Child health: Lower take-up levels during the pandemic no doubt prompted the Royal College of General Practitioners last month to urge parents to continue participating in routine vaccination programmes for their children. Meanwhile, the Royal College of Paedriatrics & Child Health (RCPCH) reported a dramatic fall – 50 per cent – in the number of safeguarding referrals and referrals to children’s sexual assault services, and has expressed concern over increased waiting lists at community paediatric departments across the UK. It also claimed that waiting lists for assessment of ADHD and autism were already in excess of 12 months in some areas. Post-lockdown referral rates to child and adolescent mental health services – normally subject to waiting lists of several months for a first appointment – are said to have plummeted, with the support services that redirected referrals on to them now shut, and young service users at risk of overdose reluctant to present at A&E departments.

Dental care: It’s unclear yet exactly how the government is planning to ease the restricted access to dental services. At the end of March dental practices were told to suspend all routine treatment, but the replacement service – 165 urgent dental care ‘hubs’, supported by remote phone appointments and backed up with hospital-based emergency treatment – has not been a complete success, with GPs last month experiencing a rise in calls from patients who, when referred on to the hubs, often had difficulty getting appointments. Then, at the beginning of May came reports that the four hubs in Hertfordshire, catering for more than a million residents, had shut after the NHS refused additional funding to pay for their operation. Dental charity Alpha Omega claimed recently that, if the government opts for a phased approach to easing the suspension of routine treatment, “there will be no dental practice that can survive financially on that kind of work”.

So what does the future hold? Following up on an announcement by health and social care secretary Matt Hancock two days earlier about plans to restore non-Covid-19 services, on 29 April the NHS’ chief executive Sir Simon Stevens and CEO Amanda Pritchard outlined the ‘second phase’ of the health service’s response to Covid-19, clearly aiming to address many of the issues highlighted above. They urged primary care providers to restore cancer services and cardiovascular care, and to ‘step up’ non-Covid-19 urgent services to pre-pandemic capacity levels as soon as possible over the following six weeks, and pressed them to assess whether some non-urgent elective surgery can resume.

Quite how easy all this will be to achieve is unclear, and un-costed. It has been estimated that just clearing the backlog of non-urgent surgery could alone end up costing the NHS £3bn, raising the politically sensitive prospect of healthcare being rationed until the waiting lists are slashed.

On the same day as the statement from Stevens and Pritchard, the Royal College of Emergency Medicine (RCEM) warned that major changes to the way A&E departments operated were urgently needed to reflect the need for increased infection control and strictly enforced social distancing – possibly through the creation of separate Covid and non-Covid A&E zones for the duration of the pandemic.
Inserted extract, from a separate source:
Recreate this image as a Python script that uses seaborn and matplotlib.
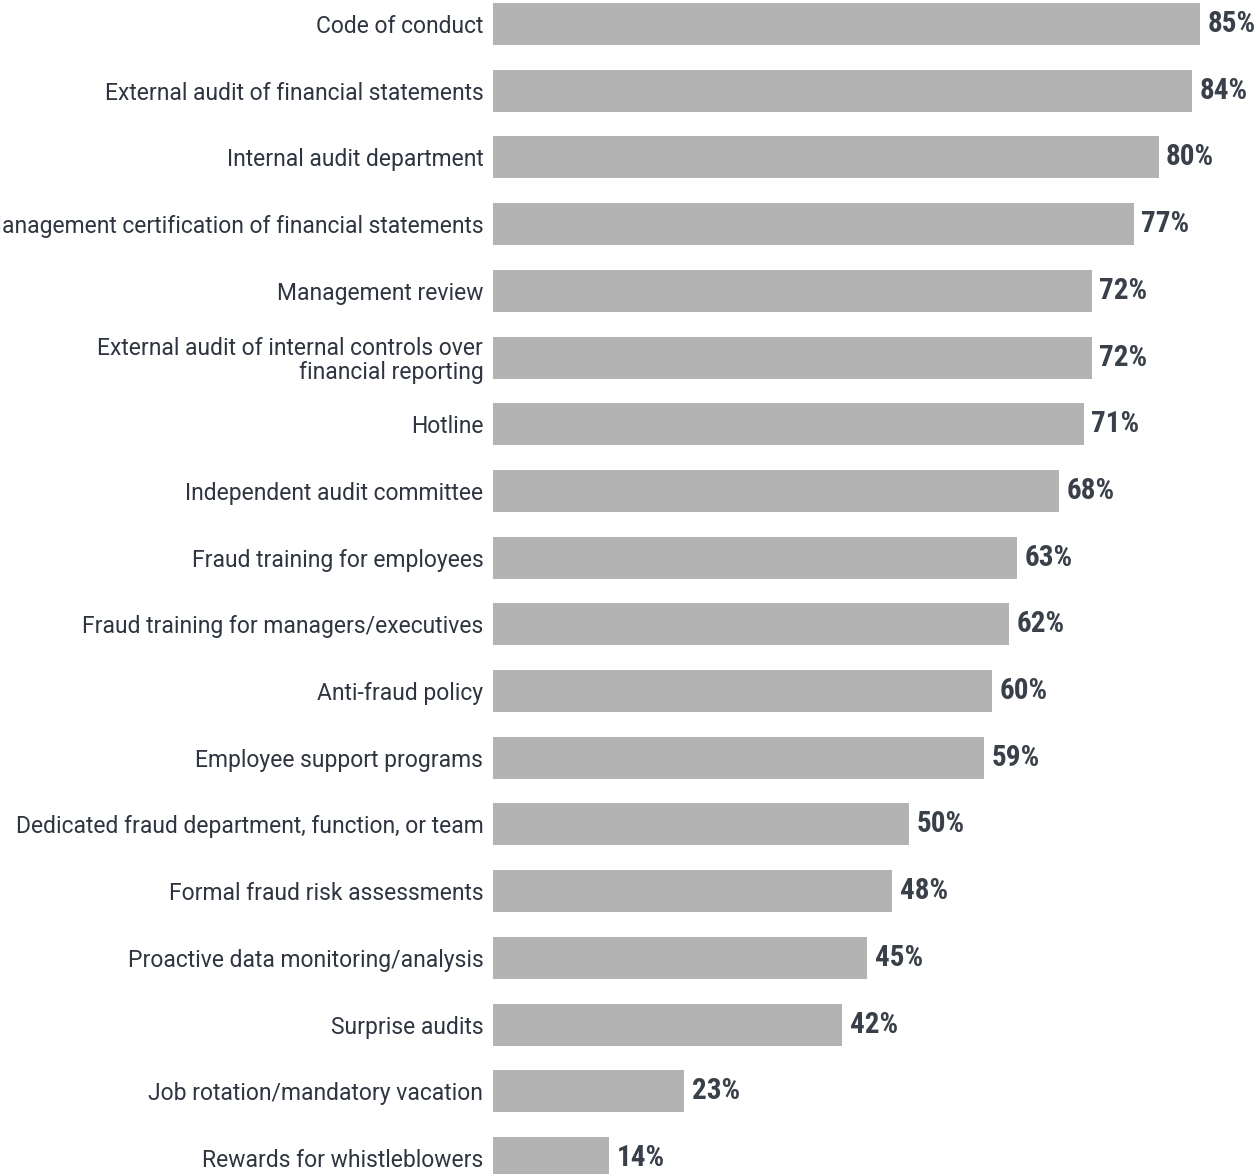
import matplotlib
matplotlib.use("Agg")
import matplotlib.pyplot as plt
import seaborn as sns
import pandas as pd

categories = [
    "Code of conduct",
    "External audit of financial statements",
    "Internal audit department",
    "Management certification of financial statements",
    "Management review",
    "External audit of internal controls over\nfinancial reporting",
    "Hotline",
    "Independent audit committee",
    "Fraud training for employees",
    "Fraud training for managers/executives",
    "Anti-fraud policy",
    "Employee support programs",
    "Dedicated fraud department, function, or team",
    "Formal fraud risk assessments",
    "Proactive data monitoring/analysis",
    "Surprise audits",
    "Job rotation/mandatory vacation",
    "Rewards for whistleblowers",
]
values = [85, 84, 80, 77, 72, 72, 71, 68, 63, 62, 60, 59, 50, 48, 45, 42, 23, 14]

df = pd.DataFrame({"control": categories, "pct": values})

sns.set_theme(style="white")
label_font = ["Roboto", "DejaVu Sans"]
value_font = ["Roboto Condensed", "Liberation Sans Narrow", "DejaVu Sans"]

fig = plt.figure(figsize=(12.6, 11.74), dpi=100)
ax = fig.add_axes([493 / 1260, 0.0, 1 - 493 / 1260, 1.0])

sns.barplot(data=df, x="pct", y="control", orient="h", color="#b3b3b3",
            saturation=1, width=0.63, ax=ax, edgecolor="none")

ax.set_xlim(0, 92.2)
ax.set_ylim(17.24, -0.36)
ax.set_xlabel("")
ax.set_ylabel("")
ax.set_xticks([])
for s in ax.spines.values():
    s.set_visible(False)
ax.tick_params(axis="y", length=0, pad=7)
for t in ax.get_yticklabels():
    t.set_fontfamily(label_font)
    t.set_fontsize(16.5)
    t.set_color("#2f3540")
    t.set_linespacing(1.05)

for i, v in enumerate(values):
    ax.text(v + 0.9, i, f"{v}%", va="center", ha="left",
            fontsize=21, fontweight="bold", fontstretch="condensed",
            family=value_font, color="#3a404a")

fig.savefig("out.png", dpi=100)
RCEM president Katherine Henderson told healthcare journal HSJ, “The idea that we can have a patient in a corridor now we have an endemic, contagious, un-vaccinate-able, untreatable infection that affects the older population, who are precisely the people who ended up in the corridors, is so impossible that we need to get a move on to make sure it doesn’t happen.”

University Hospitals Birmingham NHS Foundation Trust has already made a move in this direction, ring-fencing its Solihull site for non-Covid elective inpatient care, reflecting a growing enthusiasm among some NHS trust leaders to restart routine elective surgery gradually, area by area and depending on local infection rates, as mooted by Hancock on 27 April.

Back to ‘business as usual’ then? Hardly. Nobody knows how the NHS’ post-first wave strategy will play out over the coming months, but without safe and effective treatments and vaccines – and more consistent political messaging – it looks like we’ll be dependent on the truly heroic efforts of frontline NHS staff for a long time yet.